Now consider the companies that were thriving during this period. Many of them actually acquired other companies and absorbed the staff of the acquired companies into their teams. Or they may have taken the opportunity to upgrade their staff by accessing the availability of top performers from distressed companies. The introduction of new people created a disruption in the teamwork that had been the basis for their success.
The bottom line is that whether they were surviving or thriving, the one thing that they all needed was a real focus on restoring the teamwork that is essential for success. I have mentioned before that I am currently serving as the general manager of Peter Marcus’s Allegra franchise in Tucson, AZ. Our company has completed five acquisitions over the past two years, so we encountered some of the issues I cited above. We tackled those issues and I want to share how we did that.
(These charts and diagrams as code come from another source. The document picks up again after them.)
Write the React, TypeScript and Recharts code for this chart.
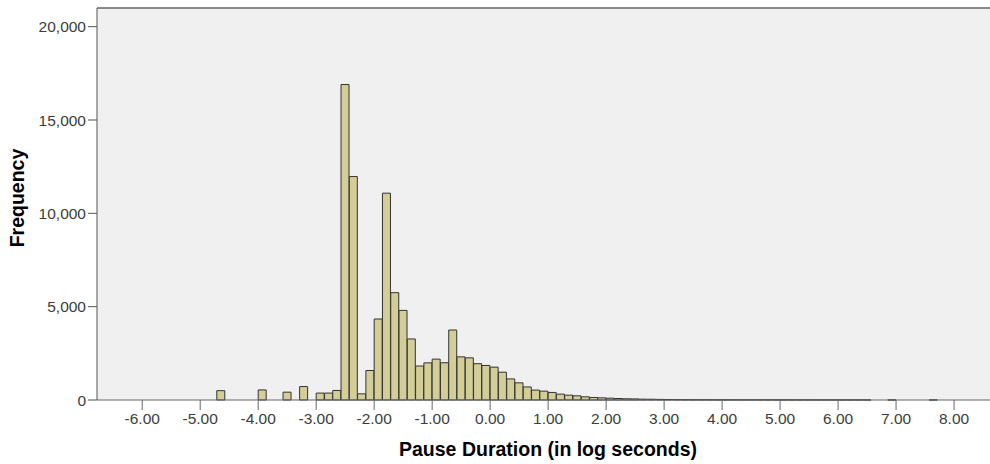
import {
  BarChart,
  Bar,
  XAxis,
  YAxis,
  CartesianGrid,
  ReferenceLine,
  Label,
} from "recharts";

document.body.style.margin = "0";

// histogram bins: width 1/7 log-second, first bin starts at -4.714
const binWidth = 1 / 7;
const firstBinStart = -4 - 5 / 7;

const frequency = [
  500, 0, 0, 0, 0, 540, 0, 0, 420, 0, 720, 0,
  370, 370, 510, 16900, 11970, 330, 1580, 4340, 11080, 5750, 4800, 3270,
  1820, 1990, 2190, 1995, 3750, 2310, 2260, 1945, 1850, 1760, 1490, 1130,
  920, 700, 530, 475, 405, 315, 260, 225, 170, 135, 115, 98,
  80, 65, 58, 45, 40, 32, 27, 22, 18, 15, 14, 12,
  11, 10, 9, 8, 8, 7, 7, 6, 6, 5, 5, 5,
  4, 4, 4, 3, 3, 3, 2, 0, 0, 3, 0, 0,
  0, 0, 2,
];

const xTicks = [-6, -5, -4, -3, -2, -1, 0, 1, 2, 3, 4, 5, 6, 7, 8];
const yTicks = [0, 5000, 10000, 15000, 20000];

const data = frequency.map((count, i) => ({
  mid: firstBinStart + (i + 0.5) * binWidth,
  count,
}));

const font = "'Liberation Sans', Arial, sans-serif";
const tickStyle = { fill: "#3c3c3c", fontSize: 15.5, fontFamily: font };

export default function App() {
  return (
    <BarChart
      width={990}
      height={464}
      data={data}
      margin={{ top: 8, right: 0, bottom: 0, left: 0 }}
      barCategoryGap={0}
      style={{ fontFamily: font }}
    >
      <CartesianGrid horizontal={false} vertical={false} fill="#F0F0F0" />
      <XAxis
        type="number"
        dataKey="mid"
        domain={[-6.78, 8.62]}
        allowDataOverflow
        ticks={xTicks}
        interval={0}
        tickFormatter={(v: number) => v.toFixed(2)}
        height={64}
        tickSize={10}
        tickMargin={3}
        stroke="#666"
        tick={tickStyle}
      >
        <Label
          content={() => (
            <text
              x={548}
              y={456}
              textAnchor="middle"
              fontSize={19.5}
              fontWeight="bold"
              fill="#000"
              fontFamily={font}
            >
              Pause Duration (in log seconds)
            </text>
          )}
        />
      </XAxis>
      <YAxis
        type="number"
        domain={[0, 21000]}
        ticks={yTicks}
        interval={0}
        tickFormatter={(v: number) => v.toLocaleString("en-US")}
        width={97}
        tickSize={9}
        tickMargin={2}
        stroke="#555"
        tick={tickStyle}
      >
        <Label
          content={() => (
            <text
              x={17}
              y={198}
              transform="rotate(-90 17 198)"
              textAnchor="middle"
              dominantBaseline="central"
              fontSize={19.5}
              fontWeight="bold"
              fill="#000"
              fontFamily={font}
            >
              Frequency
            </text>
          )}
        />
      </YAxis>
      <ReferenceLine y={21000} stroke="#666" strokeWidth={1.5} />
      <Bar
        dataKey="count"
        fill="#D3CE97"
        stroke="#333"
        strokeWidth={1}
        isAnimationActive={false}
      />
    </BarChart>
  );
}
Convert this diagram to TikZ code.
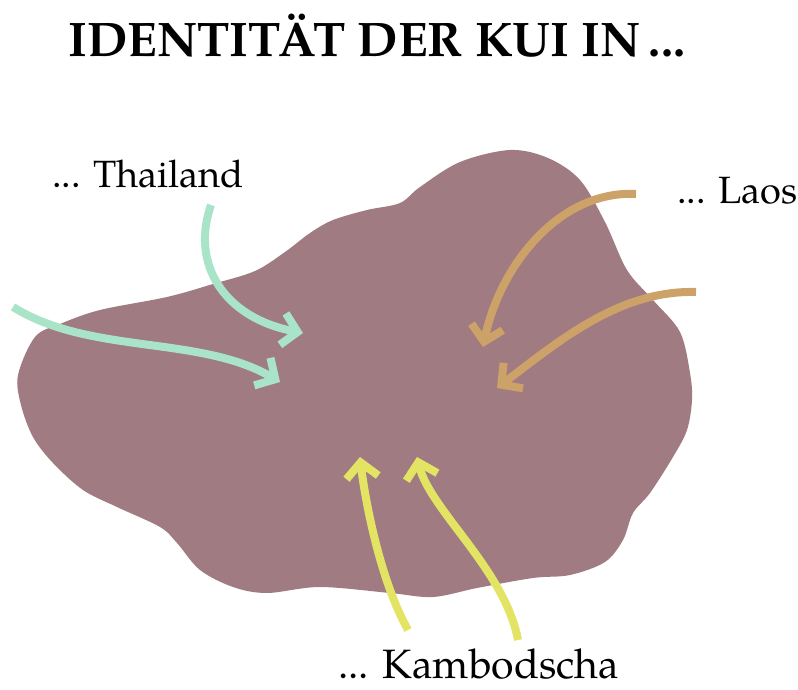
\documentclass[tikz,border=0pt]{standalone}
\usepackage{fontspec}
\setmainfont{TeX Gyre Pagella}
\usetikzlibrary{arrows.meta}
\definecolor{blobc}{RGB}{160,123,130}
\definecolor{thaic}{RGB}{170,228,200}
\definecolor{laosc}{RGB}{205,162,105}
\definecolor{kambc}{RGB}{228,228,100}
\begin{document}
\begin{tikzpicture}[x=1pt,y=-1pt,
  arr/.style={line width=8pt, -{Straight Barb[sharp,length=15pt,width=32pt]}},
  lbl/.style={inner sep=0pt, anchor=base west, font=\fontsize{38}{38}\selectfont},
  ttl/.style={inner sep=0pt, anchor=base west, font=\fontsize{48.5}{48.5}\selectfont\bfseries}]
\useasboundingbox (0,0) rectangle (798,690);
\fill[blobc] plot[smooth cycle, tension=0.55] coordinates {
 (35,337) (60,324) (100,310) (167,297) (213,284) (255,271) (285,252) (310,233)
 (333,220) (367,210) (400,203) (420,187) (460,162) (510,150) (548,158) (580,180)
 (605,222) (627,270) (653,300) (680,332) (690,373) (692,400) (687,430) (673,457)
 (650,493) (633,513) (623,540) (605,562) (570,575) (533,578) (477,588) (433,597)
 (390,593) (320,587) (267,593) (233,587) (200,570) (177,543) (160,527) (117,507)
 (83,490) (53,463) (33,437) (21,405) (18,375)};
\node[ttl] (title) at (68,57) {IDENTITÄT DER KUI IN\,...};
\node[lbl] (thai) at (52,187) {... Thailand};
\node[lbl] (laos) at (677,203) {... Laos};
\node[lbl, font=\fontsize{41}{41}\selectfont] (kamb) at (338,678) {... Kambodscha};
\coordinate (t1s) at (211,205); \coordinate (t1e) at (303,333);
\coordinate (t2s) at (13,307);  \coordinate (t2e) at (280,382);
\coordinate (l1s) at (636,194); \coordinate (l1e) at (483,347);
\coordinate (l2s) at (696,292); \coordinate (l2e) at (497,388);
\coordinate (k1s) at (408,630); \coordinate (k1e) at (360,457);
\coordinate (k2s) at (518,640); \coordinate (k2e) at (417,457);
\draw[arr, thaic] (t1s) .. controls (190,265) and (225,318) .. (t1e);
\draw[arr, thaic] (t2s) .. controls (90,355) and (200,335) .. (t2e);
\draw[arr, laosc] (l1s) .. controls (560,190) and (500,265) .. (l1e);
\draw[arr, laosc] (l2s) .. controls (620,290) and (560,340) .. (l2e);
\draw[arr, kambc] (k1s) .. controls (380,580) and (365,500) .. (k1e);
\draw[arr, kambc] (k2s) .. controls (505,570) and (430,510) .. (k2e);
\end{tikzpicture}
\end{document}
We initiated a cross training program so that all of our employees would acquire multiple skills and could pitch in where needed. This gave us the flexibility to handle new activity from the acquired companies. But more importantly, it enabled us to keep all of the employees active full time and we avoided the need to send people home if it happened that we were a little slow in the area that was their specialty. It might seem strange, but we even went to the extreme of having higher paid employees do lesser paying jobs if that was what we needed. How many of you would consider sending your Heidelberg press operator out on deliveries? Just think of the wide receiver or running back who must become a blocker because that is what was needed to make the play work.
We also focused on improving communication through the daily production meeting, regular staff meetings, and lunch and learn sessions. We worked to be open and honest with our staff as we considered acquisitions so that there would be no surprises. We put the need for trust at the top of our agenda. We continued to work on motivating and energizing the staff.